When Thicke went on Howard Stern and was questioned on how his wife felt about the “Blurred Lines” video, he was quick to insist she didn’t mind, implying their relationship was “open.” But when he followed it up with his much-publicized twerking appearance with Miley Cyrus on the MTV Video Music Awards in 2013, he began to look like a dirty old man. Finally, when pictures emerged of him fondling a blonde debutante’s derriere on N.Y. Post‘s Page Six, Thicke’s marriage — which includes a 4-year-old son, Julian Fuego — officially began to unravel, with the pair separating in February after nine years.
And that brings us to Paula, which was released last week and is already being touted as the biggest flop of the year, something tough to beat considering the desultory chart debuts of Mariah Carey and Jennifer Lopez, with sales estimates in the range of 20,000 for its first seven days. Much of the reaction to the album stems from backlash to the success of “Blurred Lines,” the seemingly sexist video and his separation from Patton, not of his cloying tone of his obsequious apology. You feel like telling him to man up, but if you listen to the album without benefit of the backstory, it’s actually not that bad.
He channels his own blue-eyed soul, taking on the likes of Ray Charles (“Lock the Door”), Stevie Wonder and James Brown (the funky, horn-laden “Living in New York City,” a mashup of “Living in the City” and “Living in America”), a Michael Jackson tribute (“Too Little Too Late,” complete with its nod to Aretha Franklin‘s “R-E-S-P-E-C-T”), a Presley rockabilly homage (“Tippy Toes”), the soulful scat of Van Morrison (“The Opposite of Me”) and the jump-swing jazz-blues of Louis Prima (“Time of Your Life”). If you stick to the music alone, then it’s hard to fathom the level of animosity the album has aroused. Even the video for “Still Madly Crazy” seems to make up for the blatant sexuality of “Blurred Lines” with a cute, innocent scenario involving lip-syncing kids.
Still, as Gilbert’s The Atlantic review suggested, Paula is more about Thicke’s aggrieved ego than it is about Patton. It’s a desperate plea to set things right again that completely exploits the relationship’s demise for public sympathy.
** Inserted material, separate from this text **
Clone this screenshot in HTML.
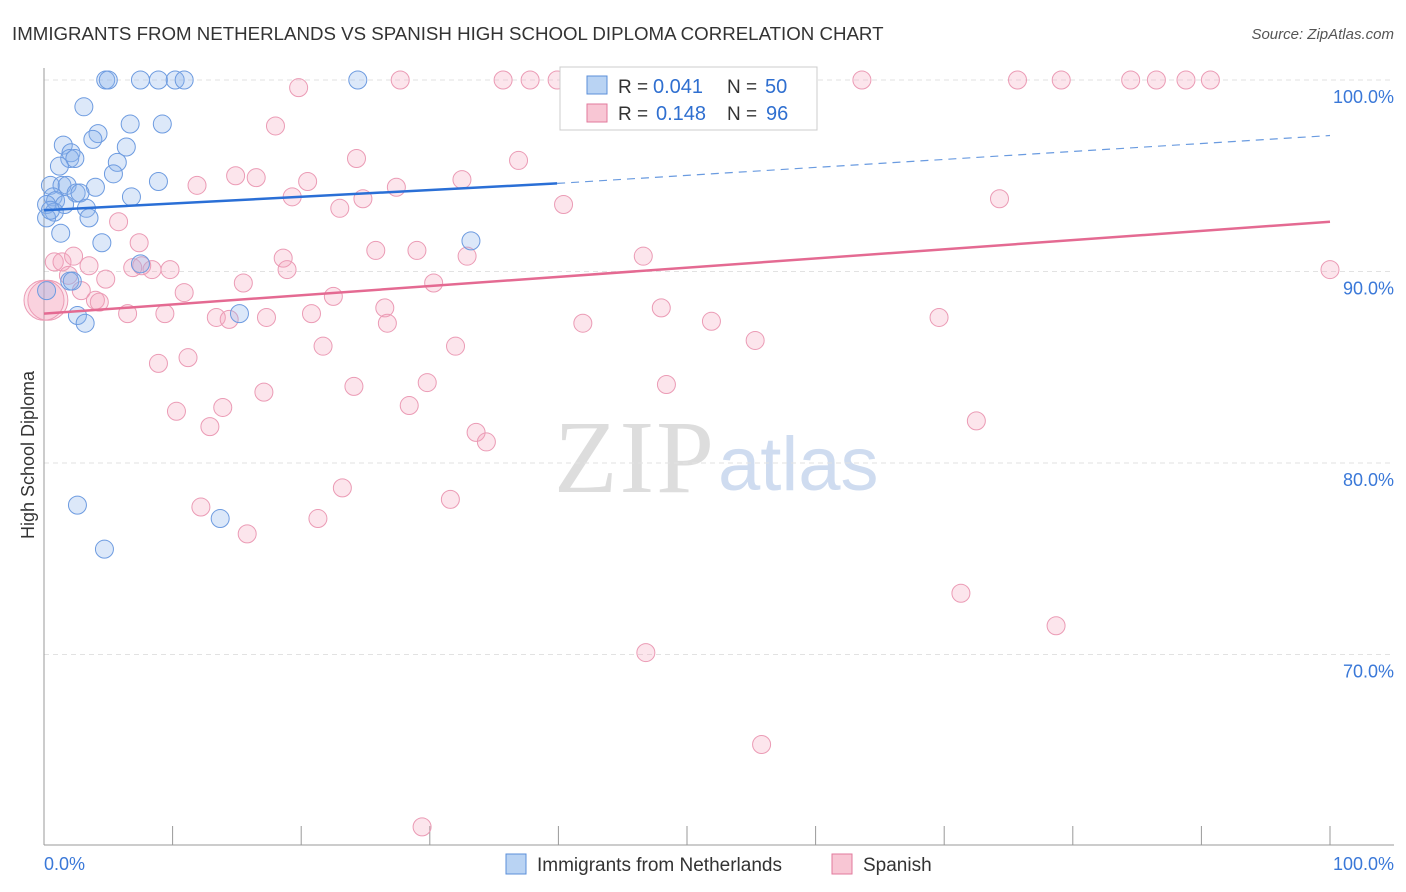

“Look at me/I’m showing off again/Because vanity’s my only friend,” he sings in “Something Bad,” but it seems less like a self-critique and more a statement of fact. In the slick “Love Can Come Back,” with its slinky sax and gospel organ, he seems to be singing directly to Miley Cyrus: “Oh, you’re way too young to dance like that/In front of a man like me, baby.” Again, he’s not showing any remorse, just restating the facts hoping we’ll commiserate.
STORY Robin Thicke’s ‘Paula’: What the Critics Are Saying
“I gotta get her go get her go get her back,” he whispers in “Get Her Back,” but there’s no pain underneath that plea, unlike John Lennon moaning “Oh, Yoko.” No, this isn’t a desperate man who would do anything to get his wife back. It’s a slick pop-soul singer coming off the biggest hit in his career groping for a follow-up. “Forgive me baby,” he insists, but as Robin Thicke puts it in one of the songs here, it may already be “Too Little Too Late.” Better he should have written about why he has to pay attorney fees.